» Prompt
Leave out the pictures and copy everything else in the entries exactly.

[Recorded data]
▶

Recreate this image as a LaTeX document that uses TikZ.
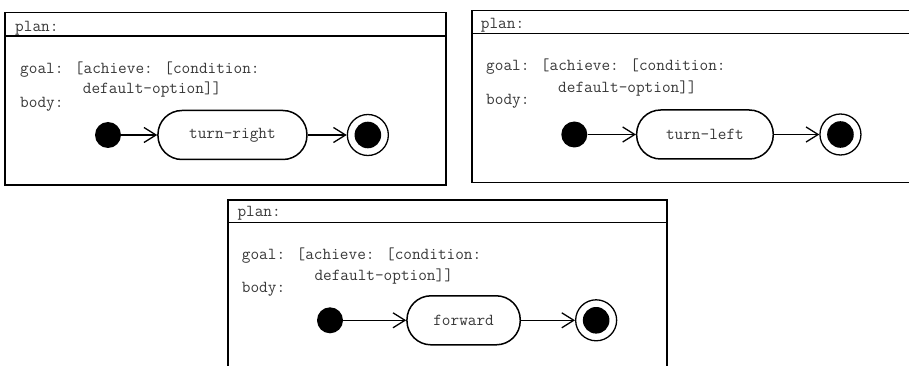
\documentclass[tikz,border=0pt]{standalone}
\usepackage{fontspec}
\usetikzlibrary{positioning,arrows.meta}

\begin{document}
\begin{tikzpicture}[
    x=1pt, y=-1pt,
    every node/.style={font=\ttfamily\fontsize{16.8}{19}\selectfont, text=black!78},
    frame/.style={draw, line width=1.5pt, anchor=north west, inner sep=0pt},
    codeline/.style={anchor=base west, inner sep=0pt},
    startdot/.style={circle, fill=black, minimum size=26pt, inner sep=0pt},
    enddot/.style={circle, draw, line width=1.3pt, minimum size=41pt, inner sep=0pt},
    action/.style={draw, line width=1.5pt, rounded corners=24pt, minimum height=49pt, inner sep=0pt},
    flow/.style={line width=1.3pt, -{Straight Barb[length=12pt,width=15pt]}}
]
\useasboundingbox (0,0) rectangle (909,366);
\clip (0,0) rectangle (909,366);

% Rahmen oben links
\node[frame, minimum width=441pt, minimum height=172pt] (planA) at (4,12) {};
\draw[line width=1.5pt] ([shift={(0,24)}]planA.north west) -- ([shift={(0,24)}]planA.north east);
\node[codeline] (headA) at ([shift={(11,19.7)}]planA.north west) {plan:};
\node[codeline] (goalA) at ([shift={(16,62)}]planA.north west) {goal: [achieve: [condition:};
\node[codeline] (optA) at ([shift={(78.7,81.3)}]planA.north west) {default-option]]};
\node[codeline] (bodyA) at ([shift={(16,95.3)}]planA.north west) {body:};
\node[startdot] (startA) at (108,135) {};
\node[action, minimum width=149pt, right=36pt of startA] (actA) {turn-right};
\node[enddot, right=39pt of actA] (endA) {};
\fill (endA.center) circle[radius=13.3];
\draw[flow] (startA) -- (actA);
\draw[flow] (actA) -- (endA);

% Rahmen oben rechts
\node[frame, minimum width=444pt, minimum height=171.7pt] (planB) at (471,10) {};
\draw[line width=1.5pt] ([shift={(0,23.3)}]planB.north west) -- ([shift={(0,23.3)}]planB.north east);
\node[codeline] (headB) at ([shift={(9.7,18.3)}]planB.north west) {plan:};
\node[codeline] (goalB) at ([shift={(15,60.7)}]planB.north west) {goal: [achieve: [condition:};
\node[codeline] (optB) at ([shift={(87,82.7)}]planB.north west) {default-option]]};
\node[codeline] (bodyB) at ([shift={(15,95)}]planB.north west) {body:};
\node[startdot] (startB) at (574.3,134.5) {};
\node[action, minimum width=136.6pt, right=48.4pt of startB] (actB) {turn-left};
\node[enddot, right=45.3pt of actB] (endB) {};
\fill (endB.center) circle[radius=13.3];
\draw[flow] (startB) -- (actB);
\draw[flow] (actB) -- (endB);

% Rahmen unten
\node[frame, minimum width=438.7pt, minimum height=180pt] (planC) at (227.3,199) {};
\draw[line width=1.5pt] ([shift={(0,23.7)}]planC.north west) -- ([shift={(0,23.7)}]planC.north east);
\node[codeline] (headC) at ([shift={(10,17.7)}]planC.north west) {plan:};
\node[codeline] (goalC) at ([shift={(14.4,60)}]planC.north west) {goal: [achieve: [condition:};
\node[codeline] (optC) at ([shift={(87,81.7)}]planC.north west) {default-option]]};
\node[codeline] (bodyC) at ([shift={(14.4,93.7)}]planC.north west) {body:};
\node[startdot] (startC) at (330,320.3) {};
\node[action, minimum width=113.3pt, right=63pt of startC] (actC) {forward};
\node[enddot, right=54pt of actC] (endC) {};
\fill (endC.center) circle[radius=13.3];
\draw[flow] (startC) -- (actC);
\draw[flow] (actC) -- (endC);

\end{tikzpicture}
\end{document}
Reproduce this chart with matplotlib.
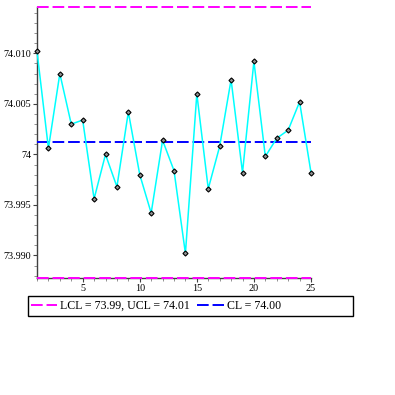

◀

» Output
Recreate this image as a LaTeX document that uses TikZ.
\documentclass[tikz,border=0pt]{standalone}
\usepackage{fontspec}
\usetikzlibrary{positioning,arrows.meta}

\begin{document}
\begin{tikzpicture}[
    x=1pt, y=-1pt,
    every node/.style={font=\ttfamily\fontsize{16.8}{19}\selectfont, text=black!78},
    frame/.style={draw, line width=1.5pt, anchor=north west, inner sep=0pt},
    codeline/.style={anchor=base west, inner sep=0pt},
    startdot/.style={circle, fill=black, minimum size=26pt, inner sep=0pt},
    enddot/.style={circle, draw, line width=1.3pt, minimum size=41pt, inner sep=0pt},
    action/.style={draw, line width=1.5pt, rounded corners=24pt, minimum height=49pt, inner sep=0pt},
    flow/.style={line width=1.3pt, -{Straight Barb[length=12pt,width=15pt]}}
]
\useasboundingbox (0,0) rectangle (909,366);
\clip (0,0) rectangle (909,366);

% Rahmen oben links
\node[frame, minimum width=441pt, minimum height=172pt] (planA) at (4,12) {};
\draw[line width=1.5pt] ([shift={(0,24)}]planA.north west) -- ([shift={(0,24)}]planA.north east);
\node[codeline] (headA) at ([shift={(11,19.7)}]planA.north west) {plan:};
\node[codeline] (goalA) at ([shift={(16,62)}]planA.north west) {goal: [achieve: [condition:};
\node[codeline] (optA) at ([shift={(78.7,81.3)}]planA.north west) {default-option]]};
\node[codeline] (bodyA) at ([shift={(16,95.3)}]planA.north west) {body:};
\node[startdot] (startA) at (108,135) {};
\node[action, minimum width=149pt, right=36pt of startA] (actA) {turn-right};
\node[enddot, right=39pt of actA] (endA) {};
\fill (endA.center) circle[radius=13.3];
\draw[flow] (startA) -- (actA);
\draw[flow] (actA) -- (endA);

% Rahmen oben rechts
\node[frame, minimum width=444pt, minimum height=171.7pt] (planB) at (471,10) {};
\draw[line width=1.5pt] ([shift={(0,23.3)}]planB.north west) -- ([shift={(0,23.3)}]planB.north east);
\node[codeline] (headB) at ([shift={(9.7,18.3)}]planB.north west) {plan:};
\node[codeline] (goalB) at ([shift={(15,60.7)}]planB.north west) {goal: [achieve: [condition:};
\node[codeline] (optB) at ([shift={(87,82.7)}]planB.north west) {default-option]]};
\node[codeline] (bodyB) at ([shift={(15,95)}]planB.north west) {body:};
\node[startdot] (startB) at (574.3,134.5) {};
\node[action, minimum width=136.6pt, right=48.4pt of startB] (actB) {turn-left};
\node[enddot, right=45.3pt of actB] (endB) {};
\fill (endB.center) circle[radius=13.3];
\draw[flow] (startB) -- (actB);
\draw[flow] (actB) -- (endB);

% Rahmen unten
\node[frame, minimum width=438.7pt, minimum height=180pt] (planC) at (227.3,199) {};
\draw[line width=1.5pt] ([shift={(0,23.7)}]planC.north west) -- ([shift={(0,23.7)}]planC.north east);
\node[codeline] (headC) at ([shift={(10,17.7)}]planC.north west) {plan:};
\node[codeline] (goalC) at ([shift={(14.4,60)}]planC.north west) {goal: [achieve: [condition:};
\node[codeline] (optC) at ([shift={(87,81.7)}]planC.north west) {default-option]]};
\node[codeline] (bodyC) at ([shift={(14.4,93.7)}]planC.north west) {body:};
\node[startdot] (startC) at (330,320.3) {};
\node[action, minimum width=113.3pt, right=63pt of startC] (actC) {forward};
\node[enddot, right=54pt of actC] (endC) {};
\fill (endC.center) circle[radius=13.3];
\draw[flow] (startC) -- (actC);
\draw[flow] (actC) -- (endC);

\end{tikzpicture}
\end{document}
Reproduce this chart with matplotlib.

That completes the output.